I’ve been aware of this poor public servant for years, and anyone familiar with his work product in Santa Maria would know to have NEVER hired him in any capacity serving the public on the South Coast. Ms. Tacker’s vigilant oversight is the only reason the crooks responded to this obvious conflict-of-interest, and eternal vigilance is the price we must pay for good government.


Sadly, liberal public officials like Caren Ray Rossum, John Shoals, Jeff Lee, Miriam Shah, and Kristen Barneich have all enabled Gil Trujillo, and all of them should be ashamed of themselves.


Sadly, people like Ray-Rossum, John Shoals, MiriM Shah, and Gil Trujillo all irresponsibly used a government agency to unfairly malign former Arroyo Grande Mayor Jim Hill, and I hope voters throw all of these corrupt people out of office at the earliest possible time.


Speak truth to power.


I say give Julie Tacker the money we pay this Board, she does their job for them. They are incompetent.


and now does this Trujillo clown get full benefits for the rest of this life and a nice severance package???


No worries Kali Bud, just like the last dist manager and his pocket pal attorney, they surely stole enough tax payer money from the public to do just fine for the next couple lifetimes.


Last night the San Dist board “accepted the letter of retirement” and decided to go out for proposals from new firms. They elevated their back up counsel, Ketih Collins from the firm of Jones & Mayer out of LA to acting General Counsel.


Trujillo worked for the district for the last 4 years, during his tenure the district hired Karel Knutson to investigate former Administrator, John Wallace, turned over that report and thousands of pages of documents to the District Attorney who found criminal wrongdoing. Wallace was convicted of two misdemeanor counts of conflict of interest.

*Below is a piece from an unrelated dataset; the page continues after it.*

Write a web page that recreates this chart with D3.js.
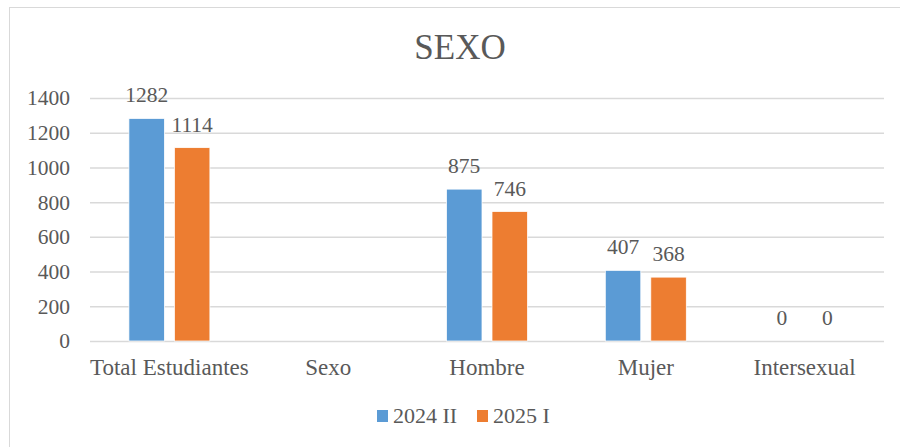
<!DOCTYPE html>
<html>
<head>
<meta charset="utf-8">
<script src="https://cdn.jsdelivr.net/npm/d3@7"></script>
<style>
  body { margin:0; background:#fff; }
  svg text { font-family:'Liberation Serif','Times New Roman','DejaVu Serif',serif; fill:#595959; }
</style>
</head>
<body>
<div id="canvas"></div>
<script>
// data
var categories = ['Total Estudiantes','Sexo','Hombre','Mujer','Intersexual'];
var seriesNames = ['2024 II','2025 I'];
var values2024 = [1282, null, 875, 407, 0];
var values2025 = [1114, null, 746, 368, 0];
var yTicks = [0,200,400,600,800,1000,1200,1400];
var colors = ['#5B9BD5','#ED7D31'];

var FONT = "'Liberation Serif','Times New Roman','DejaVu Serif',serif";
var W = 900, H = 447;
var m = {t:98, r:16, b:106, l:90};
var w = W - m.l - m.r,
    h = H - m.t - m.b;

var svg = d3.select('#canvas')
    .append('svg')
    .attr('width',W)
    .attr('height',H)
    .attr('font-family',FONT);

// chart border
svg.append('rect')
    .attr('x',9.5).attr('y',7.5)
    .attr('width',W - 9).attr('height',H)
    .attr('fill','none')
    .attr('stroke','#d9d9d9')
    .attr('stroke-width',1);

svg.append('text')
    .attr('x',460).attr('y',59)
    .attr('text-anchor','middle')
    .style('font-size','35px')
    .text('SEXO');

var plot = svg.append('g')
    .attr('transform','translate(' + m.l + ',' + m.t + ')');

var scaleX = d3.scaleBand()
    .domain(categories)
    .range([0,w]);

var scaleInner = d3.scaleBand()
    .domain(seriesNames)
    .range([0,scaleX.bandwidth()])
    .paddingInner(0.22)
    .paddingOuter(0.855);

var scaleY = d3.scaleLinear()
    .domain([0,1400])
    .range([h,0]);

// gridlines + y labels
var axisY = d3.axisLeft(scaleY)
    .tickValues(yTicks)
    .tickFormat(d3.format('d'))
    .tickSize(-w)
    .tickPadding(20);
var gy = plot.append('g').call(axisY).attr('font-family',FONT);
gy.select('.domain').remove();
gy.selectAll('line').attr('stroke','#d9d9d9').attr('stroke-width',1.5);
gy.selectAll('text').style('font-size','21.5px').attr('fill','#595959');

var axisX = d3.axisBottom(scaleX)
    .tickSize(0)
    .tickPadding(18);
var gx = plot.append('g')
    .attr('transform','translate(0,' + h + ')')
    .call(axisX)
    .attr('font-family',FONT);
gx.select('.domain').remove();
gx.selectAll('text').style('font-size','23px').attr('fill','#595959');

var rows = [];
categories.forEach(function(c,i){
    if (values2024[i] !== null) rows.push({cat:c, s:seriesNames[0], v:values2024[i], k:0});
    if (values2025[i] !== null) rows.push({cat:c, s:seriesNames[1], v:values2025[i], k:1});
});

plot.selectAll('rect.bar')
    .data(rows)
    .enter()
    .append('rect')
    .attr('class','bar')
    .attr('x',function(d){return scaleX(d.cat) + scaleInner(d.s)})
    .attr('y',function(d){return scaleY(d.v)})
    .attr('width',scaleInner.bandwidth())
    .attr('height',function(d){return h - scaleY(d.v)})
    .attr('fill',function(d){return colors[d.k]})
    .attr('stroke','#fff')
    .attr('stroke-width',0.75);

plot.selectAll('text.lbl')
    .data(rows)
    .enter()
    .append('text')
    .attr('class','lbl')
    .attr('x',function(d){return scaleX(d.cat) + scaleInner(d.s) + scaleInner.bandwidth()/2})
    .attr('y',function(d){return scaleY(d.v) - 16})
    .attr('text-anchor','middle')
    .style('font-size','21.5px')
    .text(function(d){return d.v});

// legend
var legend = svg.append('g').attr('transform','translate(377,410)');
var lx = [0,100];
seriesNames.forEach(function(s,i){
    var g = legend.append('g').attr('transform','translate(' + lx[i] + ',0)');
    g.append('rect').attr('width',11).attr('height',12).attr('fill',colors[i]);
    g.append('text').attr('x',16).attr('y',13).style('font-size','22px').text(s);
});
</script>
</body>
</html>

Under Trujillo’s guidance the district hired and fired former Administrator, Gerhardt Hubner, separated from Chief Plant Operator, John Clemmons, and investigated former Mayor of Arroyo Grande, Jim Hill. Trujillo was earning on average $10,000 per month during that time period, just before he retired from his 14-year position as the City Attorney from the City of Santa Maria — he will get lifetime retirement benefits from Santa Maria.


He took the San Dist for plenty — getting paid to give bad advice and then get paid again to wriggle out of the many fixes he got them into. Great gig if you can get it.


Thank you, Julie, for doing the job our representatives are charged with doing. I say fire him for deceiving both agencies.


amazing, these people making ludicrous sums off shit.


hahahahahahaha the crap just keeps flowing at SLOCSD


Why is it whenever there something legally questionable going on it often seems to involve Carmel’s law firm, and yet some many government entities still use him……….


Ahh, you noticed that did you. He would be in the right slimy department .


Simple answer – local politicos ONLY hire felons – local folks with clean backgrounds don’t get a look in, or get fired. Or threatened. Or Blackballed. Or, if lucky, paid off. That’s how the machine works.


Julie Tacker, you rock!

Between you and CCN —and a few other brave souls who speak up, we might just get some of the corruption in our glorious county cleaned up!!!